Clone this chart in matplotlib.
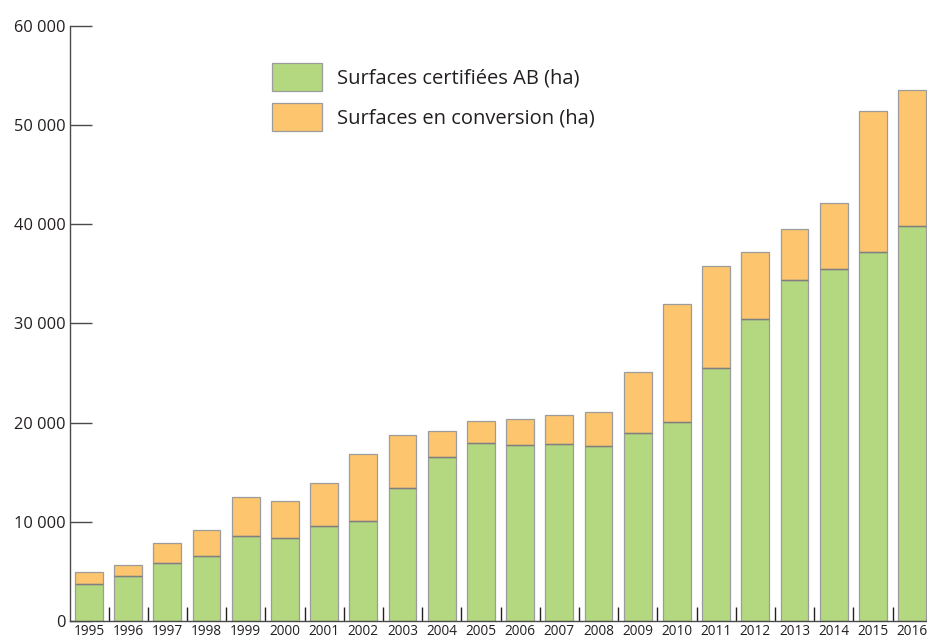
import matplotlib
matplotlib.use("Agg")
import matplotlib.pyplot as plt
import numpy as np
from matplotlib.patches import Patch

plt.rcParams['font.family'] = ['Open Sans', 'DejaVu Sans']

years = [str(y) for y in range(1995, 2017)]
certifiees = [3700, 4500, 5850, 6550, 8550, 8390, 9600, 10040, 13420, 16480, 17960,
              17690, 17820, 17650, 18900, 20070, 25480, 30480, 34410, 35480, 37190, 39850]
totals = [4900, 5600, 7850, 9150, 12500, 12050, 13870, 16790, 18760, 19130, 20110,
          20340, 20750, 21020, 25110, 31920, 35780, 37190, 39480, 42090, 51390, 53540]
conversion = [t - c for t, c in zip(totals, certifiees)]
yticks = [0, 10000, 20000, 30000, 40000, 50000, 60000]
ytick_labels = ["0", "10 000", "20 000", "30 000", "40 000", "50 000", "60 000"]
legend_labels = ["Surfaces certifiées AB (ha)", "Surfaces en conversion (ha)"]

green = "#b3d87f"
orange = "#fdc56d"
edge = "#9c9c9c"
axc = "#4a4a4a"

fig = plt.figure(figsize=(9.27, 6.37), dpi=100)
ax = fig.add_axes([0.0755, 0.0251, 0.9245, 0.9346])

x = np.arange(len(years))
w = 0.71
ax.bar(x, certifiees, width=w, color=green, edgecolor=edge, linewidth=0.9, zorder=2)
ax.bar(x, conversion, width=w, bottom=certifiees, color=orange, edgecolor=edge, linewidth=0.9, zorder=2)
# divider line between segments
ax.hlines(certifiees, x - w/2, x + w/2, colors="#7f7f7f", linewidth=1.0, zorder=3)

ax.set_xlim(-0.485, 21.38)
ax.set_ylim(0, 60000)

ax.set_yticks(yticks)
ax.set_yticklabels(ytick_labels, fontsize=11.8, color="#231f20")
ax.tick_params(axis='y', direction='in', length=16, width=1.0, color=axc, pad=3)

ax.set_xticks(x)
ax.set_xticklabels(years, fontsize=9.8, color="#231f20")
ax.tick_params(axis='x', which='major', length=0, pad=2)
ax.set_xticks(x[:-1] + 0.5, minor=True)
ax.tick_params(axis='x', which='minor', direction='in', length=10, width=1.0, color="#222222")

for s in ['top', 'right']:
    ax.spines[s].set_visible(False)
for s in ['left', 'bottom']:
    ax.spines[s].set_color(axc)
    ax.spines[s].set_linewidth(1.0)

handles = [Patch(facecolor=green, edgecolor=edge, linewidth=0.9),
           Patch(facecolor=orange, edgecolor=edge, linewidth=0.9)]
leg = ax.legend(handles, legend_labels, loc='upper left', bbox_to_anchor=(0.2357, 0.9373),
                frameon=False, fontsize=14.5, handlelength=2.5, handleheight=1.75,
                handletextpad=0.75, labelspacing=0.6, borderaxespad=0, borderpad=0)
for t in leg.get_texts():
    t.set_color("#231f20")

fig.savefig("out.png", dpi=100)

- [TASK TO COMPLETE]
Extract the full listing exactly, with the pictures left out.

- [CORRECT ANSWER]
Clone this chart in matplotlib.
import matplotlib
matplotlib.use("Agg")
import matplotlib.pyplot as plt
import numpy as np
from matplotlib.patches import Patch

plt.rcParams['font.family'] = ['Open Sans', 'DejaVu Sans']

years = [str(y) for y in range(1995, 2017)]
certifiees = [3700, 4500, 5850, 6550, 8550, 8390, 9600, 10040, 13420, 16480, 17960,
              17690, 17820, 17650, 18900, 20070, 25480, 30480, 34410, 35480, 37190, 39850]
totals = [4900, 5600, 7850, 9150, 12500, 12050, 13870, 16790, 18760, 19130, 20110,
          20340, 20750, 21020, 25110, 31920, 35780, 37190, 39480, 42090, 51390, 53540]
conversion = [t - c for t, c in zip(totals, certifiees)]
yticks = [0, 10000, 20000, 30000, 40000, 50000, 60000]
ytick_labels = ["0", "10 000", "20 000", "30 000", "40 000", "50 000", "60 000"]
legend_labels = ["Surfaces certifiées AB (ha)", "Surfaces en conversion (ha)"]

green = "#b3d87f"
orange = "#fdc56d"
edge = "#9c9c9c"
axc = "#4a4a4a"

fig = plt.figure(figsize=(9.27, 6.37), dpi=100)
ax = fig.add_axes([0.0755, 0.0251, 0.9245, 0.9346])

x = np.arange(len(years))
w = 0.71
ax.bar(x, certifiees, width=w, color=green, edgecolor=edge, linewidth=0.9, zorder=2)
ax.bar(x, conversion, width=w, bottom=certifiees, color=orange, edgecolor=edge, linewidth=0.9, zorder=2)
# divider line between segments
ax.hlines(certifiees, x - w/2, x + w/2, colors="#7f7f7f", linewidth=1.0, zorder=3)

ax.set_xlim(-0.485, 21.38)
ax.set_ylim(0, 60000)

ax.set_yticks(yticks)
ax.set_yticklabels(ytick_labels, fontsize=11.8, color="#231f20")
ax.tick_params(axis='y', direction='in', length=16, width=1.0, color=axc, pad=3)

ax.set_xticks(x)
ax.set_xticklabels(years, fontsize=9.8, color="#231f20")
ax.tick_params(axis='x', which='major', length=0, pad=2)
ax.set_xticks(x[:-1] + 0.5, minor=True)
ax.tick_params(axis='x', which='minor', direction='in', length=10, width=1.0, color="#222222")

for s in ['top', 'right']:
    ax.spines[s].set_visible(False)
for s in ['left', 'bottom']:
    ax.spines[s].set_color(axc)
    ax.spines[s].set_linewidth(1.0)

handles = [Patch(facecolor=green, edgecolor=edge, linewidth=0.9),
           Patch(facecolor=orange, edgecolor=edge, linewidth=0.9)]
leg = ax.legend(handles, legend_labels, loc='upper left', bbox_to_anchor=(0.2357, 0.9373),
                frameon=False, fontsize=14.5, handlelength=2.5, handleheight=1.75,
                handletextpad=0.75, labelspacing=0.6, borderaxespad=0, borderpad=0)
for t in leg.get_texts():
    t.set_color("#231f20")

fig.savefig("out.png", dpi=100)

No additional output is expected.